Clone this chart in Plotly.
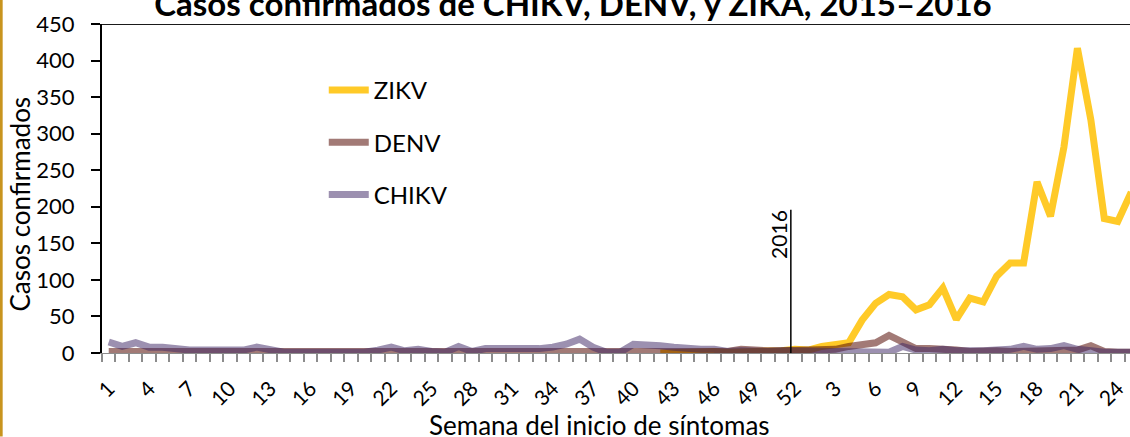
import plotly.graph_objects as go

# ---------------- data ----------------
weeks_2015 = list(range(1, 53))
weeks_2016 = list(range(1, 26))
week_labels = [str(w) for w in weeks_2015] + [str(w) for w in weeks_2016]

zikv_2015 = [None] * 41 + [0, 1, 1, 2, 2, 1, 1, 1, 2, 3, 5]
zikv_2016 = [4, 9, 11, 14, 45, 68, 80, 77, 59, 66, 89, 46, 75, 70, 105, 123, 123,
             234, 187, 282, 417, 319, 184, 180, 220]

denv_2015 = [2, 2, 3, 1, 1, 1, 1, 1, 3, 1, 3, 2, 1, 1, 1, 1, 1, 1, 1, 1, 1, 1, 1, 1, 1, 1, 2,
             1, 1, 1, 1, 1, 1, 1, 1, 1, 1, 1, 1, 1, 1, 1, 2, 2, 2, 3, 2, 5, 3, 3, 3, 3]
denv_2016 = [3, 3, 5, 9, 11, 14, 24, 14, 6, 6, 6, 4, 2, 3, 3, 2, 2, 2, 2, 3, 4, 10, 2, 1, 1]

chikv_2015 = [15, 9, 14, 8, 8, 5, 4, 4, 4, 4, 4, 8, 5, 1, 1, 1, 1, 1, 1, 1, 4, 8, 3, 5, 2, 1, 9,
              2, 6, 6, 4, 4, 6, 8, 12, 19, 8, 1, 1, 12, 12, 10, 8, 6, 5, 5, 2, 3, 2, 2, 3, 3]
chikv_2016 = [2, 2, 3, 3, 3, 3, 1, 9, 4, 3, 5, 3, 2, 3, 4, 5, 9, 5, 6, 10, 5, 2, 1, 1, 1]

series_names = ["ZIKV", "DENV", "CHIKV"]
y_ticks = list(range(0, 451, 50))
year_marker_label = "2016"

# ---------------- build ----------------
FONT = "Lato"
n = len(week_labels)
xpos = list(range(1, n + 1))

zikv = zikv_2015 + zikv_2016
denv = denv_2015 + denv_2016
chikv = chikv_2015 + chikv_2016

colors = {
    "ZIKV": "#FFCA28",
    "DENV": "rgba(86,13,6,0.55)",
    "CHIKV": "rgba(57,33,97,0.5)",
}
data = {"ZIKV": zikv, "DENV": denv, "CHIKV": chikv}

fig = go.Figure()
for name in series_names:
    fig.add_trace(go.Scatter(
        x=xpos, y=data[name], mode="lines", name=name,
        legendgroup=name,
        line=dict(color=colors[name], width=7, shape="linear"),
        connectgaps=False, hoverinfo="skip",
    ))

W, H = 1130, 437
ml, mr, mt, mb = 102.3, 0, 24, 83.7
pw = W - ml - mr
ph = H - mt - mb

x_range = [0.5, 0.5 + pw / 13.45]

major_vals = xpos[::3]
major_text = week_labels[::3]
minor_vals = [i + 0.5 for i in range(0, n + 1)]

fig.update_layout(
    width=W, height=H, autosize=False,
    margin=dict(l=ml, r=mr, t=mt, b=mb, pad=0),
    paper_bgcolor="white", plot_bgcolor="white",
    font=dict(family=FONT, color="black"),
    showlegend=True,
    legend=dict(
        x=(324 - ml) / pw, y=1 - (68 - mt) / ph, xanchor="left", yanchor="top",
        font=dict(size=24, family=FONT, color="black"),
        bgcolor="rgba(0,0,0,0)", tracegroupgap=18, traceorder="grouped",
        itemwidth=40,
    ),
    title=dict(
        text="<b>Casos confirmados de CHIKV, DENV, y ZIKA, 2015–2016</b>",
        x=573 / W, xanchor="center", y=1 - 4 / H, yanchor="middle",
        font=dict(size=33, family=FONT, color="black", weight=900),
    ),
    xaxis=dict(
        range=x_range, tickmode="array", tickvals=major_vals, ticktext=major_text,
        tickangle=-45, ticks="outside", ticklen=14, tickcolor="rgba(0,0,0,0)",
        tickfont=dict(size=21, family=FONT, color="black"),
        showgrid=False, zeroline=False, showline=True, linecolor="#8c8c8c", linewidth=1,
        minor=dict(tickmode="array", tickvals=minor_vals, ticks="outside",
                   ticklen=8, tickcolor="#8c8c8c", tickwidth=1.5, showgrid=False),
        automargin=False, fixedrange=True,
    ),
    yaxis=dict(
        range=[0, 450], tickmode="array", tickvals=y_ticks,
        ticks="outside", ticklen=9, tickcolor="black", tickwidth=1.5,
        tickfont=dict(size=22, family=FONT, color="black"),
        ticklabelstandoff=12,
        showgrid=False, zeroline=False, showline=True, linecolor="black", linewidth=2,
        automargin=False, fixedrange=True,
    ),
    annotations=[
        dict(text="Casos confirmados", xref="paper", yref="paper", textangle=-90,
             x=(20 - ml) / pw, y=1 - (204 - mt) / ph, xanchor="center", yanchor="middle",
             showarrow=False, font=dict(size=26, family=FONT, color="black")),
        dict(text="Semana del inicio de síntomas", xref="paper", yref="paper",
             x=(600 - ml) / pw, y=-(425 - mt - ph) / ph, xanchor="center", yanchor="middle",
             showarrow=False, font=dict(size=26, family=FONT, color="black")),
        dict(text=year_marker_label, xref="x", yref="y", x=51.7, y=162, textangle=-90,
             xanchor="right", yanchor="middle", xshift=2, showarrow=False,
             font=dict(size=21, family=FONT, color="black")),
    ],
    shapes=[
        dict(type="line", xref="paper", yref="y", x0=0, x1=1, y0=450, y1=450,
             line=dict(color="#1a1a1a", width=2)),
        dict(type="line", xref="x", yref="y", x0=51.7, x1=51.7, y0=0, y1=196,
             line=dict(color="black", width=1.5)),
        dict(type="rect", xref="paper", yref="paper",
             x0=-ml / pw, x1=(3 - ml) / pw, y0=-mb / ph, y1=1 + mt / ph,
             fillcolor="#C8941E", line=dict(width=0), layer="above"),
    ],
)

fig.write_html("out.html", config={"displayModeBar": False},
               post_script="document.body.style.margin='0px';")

---

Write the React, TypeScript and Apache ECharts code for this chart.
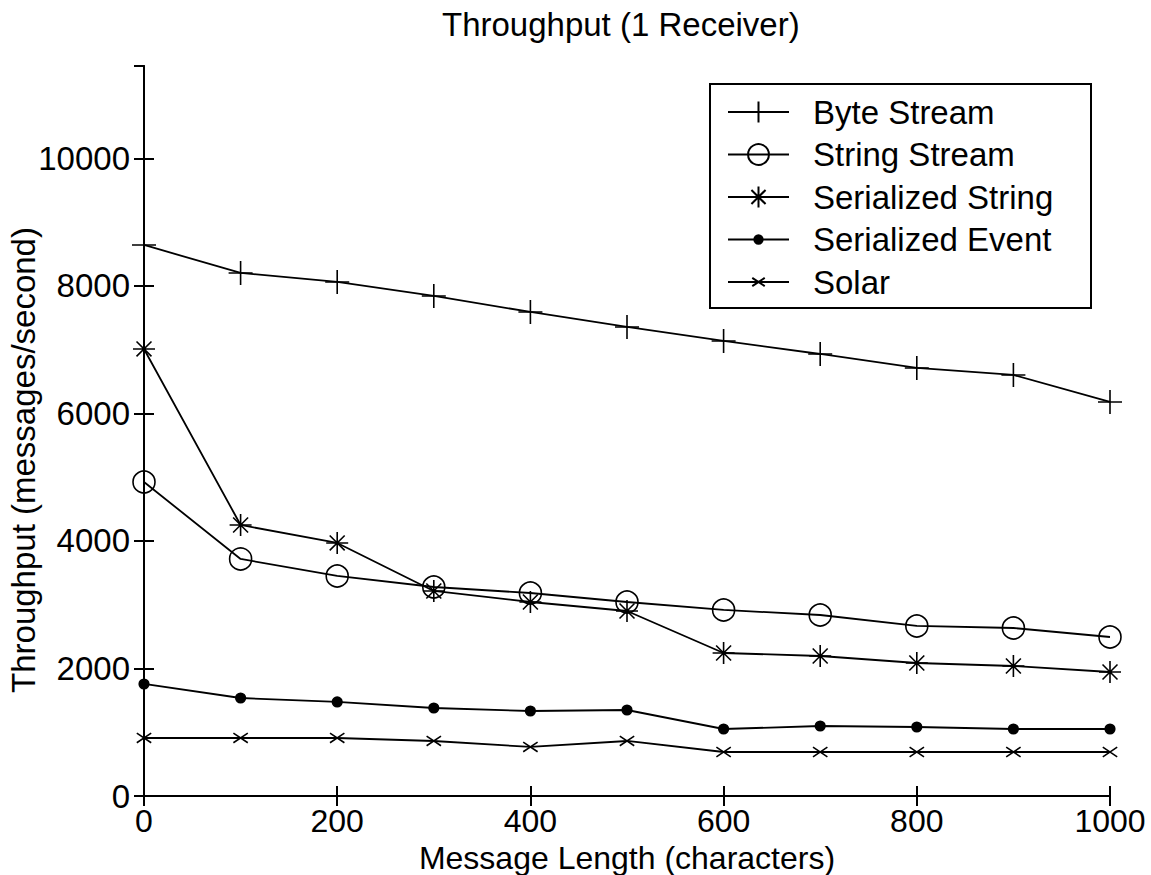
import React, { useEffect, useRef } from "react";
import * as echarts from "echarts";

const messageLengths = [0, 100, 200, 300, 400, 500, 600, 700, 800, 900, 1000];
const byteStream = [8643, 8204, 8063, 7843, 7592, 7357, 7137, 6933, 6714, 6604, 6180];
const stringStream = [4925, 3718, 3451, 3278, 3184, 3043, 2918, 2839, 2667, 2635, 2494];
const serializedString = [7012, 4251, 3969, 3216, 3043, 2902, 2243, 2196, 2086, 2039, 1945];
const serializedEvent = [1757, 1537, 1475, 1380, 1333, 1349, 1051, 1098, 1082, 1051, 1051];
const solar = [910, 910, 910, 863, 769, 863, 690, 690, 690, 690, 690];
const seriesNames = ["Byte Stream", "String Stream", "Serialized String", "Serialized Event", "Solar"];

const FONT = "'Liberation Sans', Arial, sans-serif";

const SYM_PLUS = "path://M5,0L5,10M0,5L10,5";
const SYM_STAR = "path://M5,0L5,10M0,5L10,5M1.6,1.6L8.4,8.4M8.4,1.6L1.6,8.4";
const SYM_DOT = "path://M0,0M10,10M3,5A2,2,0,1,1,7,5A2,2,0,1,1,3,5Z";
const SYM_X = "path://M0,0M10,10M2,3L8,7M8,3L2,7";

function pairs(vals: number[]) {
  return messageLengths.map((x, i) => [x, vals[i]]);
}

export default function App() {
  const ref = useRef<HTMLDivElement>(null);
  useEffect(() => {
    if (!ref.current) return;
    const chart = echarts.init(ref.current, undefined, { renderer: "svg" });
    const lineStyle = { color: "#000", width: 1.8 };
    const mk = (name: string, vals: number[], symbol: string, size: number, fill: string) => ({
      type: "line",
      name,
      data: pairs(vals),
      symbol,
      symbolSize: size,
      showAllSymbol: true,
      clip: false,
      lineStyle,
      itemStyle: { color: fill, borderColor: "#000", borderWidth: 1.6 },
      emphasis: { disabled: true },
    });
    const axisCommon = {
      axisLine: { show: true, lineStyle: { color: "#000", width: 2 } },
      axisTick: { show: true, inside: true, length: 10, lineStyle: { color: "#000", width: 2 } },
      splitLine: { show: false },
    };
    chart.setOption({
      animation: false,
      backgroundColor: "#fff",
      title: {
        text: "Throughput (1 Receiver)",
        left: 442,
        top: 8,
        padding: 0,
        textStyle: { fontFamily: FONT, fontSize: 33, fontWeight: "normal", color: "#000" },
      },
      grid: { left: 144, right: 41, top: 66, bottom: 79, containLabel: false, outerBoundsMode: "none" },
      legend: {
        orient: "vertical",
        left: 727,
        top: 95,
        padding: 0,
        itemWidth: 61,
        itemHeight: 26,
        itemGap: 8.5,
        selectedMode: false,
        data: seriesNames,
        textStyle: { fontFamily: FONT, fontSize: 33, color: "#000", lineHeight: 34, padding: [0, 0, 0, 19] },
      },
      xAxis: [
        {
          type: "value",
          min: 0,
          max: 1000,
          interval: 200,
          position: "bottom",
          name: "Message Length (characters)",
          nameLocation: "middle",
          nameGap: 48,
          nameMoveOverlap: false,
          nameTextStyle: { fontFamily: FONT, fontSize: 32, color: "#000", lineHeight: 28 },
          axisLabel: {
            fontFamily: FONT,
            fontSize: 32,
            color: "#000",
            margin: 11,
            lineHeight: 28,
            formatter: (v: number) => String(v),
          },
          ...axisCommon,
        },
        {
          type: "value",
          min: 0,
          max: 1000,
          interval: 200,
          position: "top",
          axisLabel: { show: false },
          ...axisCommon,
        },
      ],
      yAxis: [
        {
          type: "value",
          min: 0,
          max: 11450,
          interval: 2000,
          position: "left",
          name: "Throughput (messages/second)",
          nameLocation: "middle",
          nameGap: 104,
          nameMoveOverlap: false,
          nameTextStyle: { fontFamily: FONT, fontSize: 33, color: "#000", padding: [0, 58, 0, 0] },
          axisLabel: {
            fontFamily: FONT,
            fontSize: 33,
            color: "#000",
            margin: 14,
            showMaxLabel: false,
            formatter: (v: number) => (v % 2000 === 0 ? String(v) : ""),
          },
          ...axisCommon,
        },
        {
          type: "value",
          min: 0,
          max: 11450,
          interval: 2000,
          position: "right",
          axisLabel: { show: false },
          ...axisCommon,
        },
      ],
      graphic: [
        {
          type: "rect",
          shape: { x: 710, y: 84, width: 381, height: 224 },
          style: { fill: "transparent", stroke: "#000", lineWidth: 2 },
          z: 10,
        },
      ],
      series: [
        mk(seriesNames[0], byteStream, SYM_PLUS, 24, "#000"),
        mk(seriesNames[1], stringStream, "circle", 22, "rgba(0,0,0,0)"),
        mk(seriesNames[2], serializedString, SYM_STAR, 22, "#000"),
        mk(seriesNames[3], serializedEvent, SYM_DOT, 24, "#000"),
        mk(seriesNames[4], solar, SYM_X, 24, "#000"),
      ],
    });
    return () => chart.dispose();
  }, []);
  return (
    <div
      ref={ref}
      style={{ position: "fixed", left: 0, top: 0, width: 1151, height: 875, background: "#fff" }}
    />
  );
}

==

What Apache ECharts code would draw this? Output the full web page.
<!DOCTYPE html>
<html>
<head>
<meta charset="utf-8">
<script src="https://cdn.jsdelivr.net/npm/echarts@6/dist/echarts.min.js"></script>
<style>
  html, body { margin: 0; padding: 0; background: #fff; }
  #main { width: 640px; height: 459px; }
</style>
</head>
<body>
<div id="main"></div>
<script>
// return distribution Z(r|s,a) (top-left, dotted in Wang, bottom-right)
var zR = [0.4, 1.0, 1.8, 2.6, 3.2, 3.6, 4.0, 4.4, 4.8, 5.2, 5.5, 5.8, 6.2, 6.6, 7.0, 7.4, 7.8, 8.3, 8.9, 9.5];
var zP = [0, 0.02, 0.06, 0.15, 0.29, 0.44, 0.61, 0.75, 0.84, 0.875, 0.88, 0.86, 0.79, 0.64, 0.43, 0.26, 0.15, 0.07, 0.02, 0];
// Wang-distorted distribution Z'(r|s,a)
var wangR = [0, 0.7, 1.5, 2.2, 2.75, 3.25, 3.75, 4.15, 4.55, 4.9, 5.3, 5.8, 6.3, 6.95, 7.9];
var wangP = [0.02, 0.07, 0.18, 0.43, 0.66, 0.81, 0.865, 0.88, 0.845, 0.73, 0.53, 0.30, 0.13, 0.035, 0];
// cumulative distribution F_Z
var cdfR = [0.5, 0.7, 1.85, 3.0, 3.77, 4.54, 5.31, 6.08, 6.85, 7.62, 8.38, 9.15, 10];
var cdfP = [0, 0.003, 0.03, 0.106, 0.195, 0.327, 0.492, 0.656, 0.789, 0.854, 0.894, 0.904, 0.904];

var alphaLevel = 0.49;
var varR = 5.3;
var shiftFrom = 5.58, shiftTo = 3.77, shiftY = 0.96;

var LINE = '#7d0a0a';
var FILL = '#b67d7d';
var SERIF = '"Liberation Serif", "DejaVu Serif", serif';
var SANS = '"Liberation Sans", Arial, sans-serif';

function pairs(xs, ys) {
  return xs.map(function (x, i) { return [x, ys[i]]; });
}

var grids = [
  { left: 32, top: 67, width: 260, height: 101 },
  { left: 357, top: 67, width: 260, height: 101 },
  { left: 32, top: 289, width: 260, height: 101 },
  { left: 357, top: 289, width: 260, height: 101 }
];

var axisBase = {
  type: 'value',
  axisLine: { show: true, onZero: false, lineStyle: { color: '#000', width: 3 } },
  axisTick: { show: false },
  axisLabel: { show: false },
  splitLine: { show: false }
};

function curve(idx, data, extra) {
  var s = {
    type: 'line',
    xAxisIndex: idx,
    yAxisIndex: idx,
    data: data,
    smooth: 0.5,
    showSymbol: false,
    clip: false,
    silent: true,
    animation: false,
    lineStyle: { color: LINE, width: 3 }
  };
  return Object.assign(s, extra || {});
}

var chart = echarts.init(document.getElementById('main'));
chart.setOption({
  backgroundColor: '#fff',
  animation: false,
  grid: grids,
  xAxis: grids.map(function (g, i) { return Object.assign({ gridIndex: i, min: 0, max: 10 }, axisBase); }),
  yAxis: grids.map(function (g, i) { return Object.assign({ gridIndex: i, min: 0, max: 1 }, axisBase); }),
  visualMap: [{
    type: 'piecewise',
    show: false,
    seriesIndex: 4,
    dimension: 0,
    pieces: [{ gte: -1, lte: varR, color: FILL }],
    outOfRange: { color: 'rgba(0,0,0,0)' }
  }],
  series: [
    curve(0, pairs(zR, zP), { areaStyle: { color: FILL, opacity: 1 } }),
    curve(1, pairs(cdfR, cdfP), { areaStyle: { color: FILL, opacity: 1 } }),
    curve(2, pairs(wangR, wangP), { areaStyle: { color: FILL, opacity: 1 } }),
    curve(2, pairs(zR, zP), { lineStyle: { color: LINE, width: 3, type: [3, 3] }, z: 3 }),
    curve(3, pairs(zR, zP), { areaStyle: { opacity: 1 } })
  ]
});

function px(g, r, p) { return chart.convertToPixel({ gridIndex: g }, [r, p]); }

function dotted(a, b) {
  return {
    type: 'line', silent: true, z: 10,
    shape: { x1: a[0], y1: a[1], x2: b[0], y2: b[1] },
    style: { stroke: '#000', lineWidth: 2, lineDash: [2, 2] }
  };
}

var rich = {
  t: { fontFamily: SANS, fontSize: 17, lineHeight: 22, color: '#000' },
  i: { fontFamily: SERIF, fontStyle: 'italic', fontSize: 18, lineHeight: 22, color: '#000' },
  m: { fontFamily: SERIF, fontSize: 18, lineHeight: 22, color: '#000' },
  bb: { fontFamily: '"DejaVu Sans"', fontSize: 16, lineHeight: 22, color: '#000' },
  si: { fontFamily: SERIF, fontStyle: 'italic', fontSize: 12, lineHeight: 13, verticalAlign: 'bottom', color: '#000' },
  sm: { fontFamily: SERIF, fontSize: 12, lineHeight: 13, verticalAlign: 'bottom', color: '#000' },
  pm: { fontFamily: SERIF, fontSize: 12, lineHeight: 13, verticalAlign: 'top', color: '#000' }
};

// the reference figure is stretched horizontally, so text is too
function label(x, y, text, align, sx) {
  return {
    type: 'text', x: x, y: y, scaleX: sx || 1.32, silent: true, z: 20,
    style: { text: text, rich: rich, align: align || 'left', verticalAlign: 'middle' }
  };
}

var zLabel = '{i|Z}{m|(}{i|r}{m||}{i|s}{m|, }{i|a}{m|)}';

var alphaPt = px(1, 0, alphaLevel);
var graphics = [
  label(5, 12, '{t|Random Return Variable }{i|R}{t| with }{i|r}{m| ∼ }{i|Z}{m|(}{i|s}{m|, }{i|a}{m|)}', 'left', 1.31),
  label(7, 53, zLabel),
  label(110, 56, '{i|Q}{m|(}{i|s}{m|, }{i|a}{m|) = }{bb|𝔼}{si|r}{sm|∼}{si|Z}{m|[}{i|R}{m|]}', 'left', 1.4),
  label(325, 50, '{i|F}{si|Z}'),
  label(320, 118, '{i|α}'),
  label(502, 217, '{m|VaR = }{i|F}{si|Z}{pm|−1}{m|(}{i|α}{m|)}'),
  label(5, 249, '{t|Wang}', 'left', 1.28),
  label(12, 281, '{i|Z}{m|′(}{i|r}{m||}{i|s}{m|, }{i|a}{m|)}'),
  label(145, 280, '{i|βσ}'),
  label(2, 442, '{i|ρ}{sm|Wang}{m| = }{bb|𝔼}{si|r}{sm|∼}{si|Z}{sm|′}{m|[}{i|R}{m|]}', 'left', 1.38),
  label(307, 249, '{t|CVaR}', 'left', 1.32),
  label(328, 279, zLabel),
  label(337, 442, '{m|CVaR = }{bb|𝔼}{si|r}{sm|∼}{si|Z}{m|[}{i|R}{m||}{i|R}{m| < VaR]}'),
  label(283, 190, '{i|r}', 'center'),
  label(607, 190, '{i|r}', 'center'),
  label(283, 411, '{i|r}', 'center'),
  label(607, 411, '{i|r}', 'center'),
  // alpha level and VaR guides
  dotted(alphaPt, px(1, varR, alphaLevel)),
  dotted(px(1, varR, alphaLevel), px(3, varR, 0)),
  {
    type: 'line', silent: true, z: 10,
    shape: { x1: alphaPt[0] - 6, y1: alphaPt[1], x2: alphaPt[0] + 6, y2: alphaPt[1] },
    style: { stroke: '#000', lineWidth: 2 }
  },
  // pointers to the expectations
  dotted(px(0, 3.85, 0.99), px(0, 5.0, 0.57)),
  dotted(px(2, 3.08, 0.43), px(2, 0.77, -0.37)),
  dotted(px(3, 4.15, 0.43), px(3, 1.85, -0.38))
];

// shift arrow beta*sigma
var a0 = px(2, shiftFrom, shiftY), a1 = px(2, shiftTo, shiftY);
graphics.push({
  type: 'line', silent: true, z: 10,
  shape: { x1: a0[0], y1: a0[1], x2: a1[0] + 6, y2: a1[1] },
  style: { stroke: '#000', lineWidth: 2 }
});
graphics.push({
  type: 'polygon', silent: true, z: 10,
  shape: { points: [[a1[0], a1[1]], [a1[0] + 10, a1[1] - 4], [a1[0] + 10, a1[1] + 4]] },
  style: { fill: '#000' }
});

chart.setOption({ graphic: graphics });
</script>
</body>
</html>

Task details: Retype, word for word, only the lines from the one containing "Clone this chart in Plotly." through the one containing "234, 187, 282, 417, 319, 184, 180, 220]", both included, and leave out any pictures.

The completed task:
Clone this chart in Plotly.
import plotly.graph_objects as go

# ---------------- data ----------------
weeks_2015 = list(range(1, 53))
weeks_2016 = list(range(1, 26))
week_labels = [str(w) for w in weeks_2015] + [str(w) for w in weeks_2016]

zikv_2015 = [None] * 41 + [0, 1, 1, 2, 2, 1, 1, 1, 2, 3, 5]
zikv_2016 = [4, 9, 11, 14, 45, 68, 80, 77, 59, 66, 89, 46, 75, 70, 105, 123, 123,
             234, 187, 282, 417, 319, 184, 180, 220]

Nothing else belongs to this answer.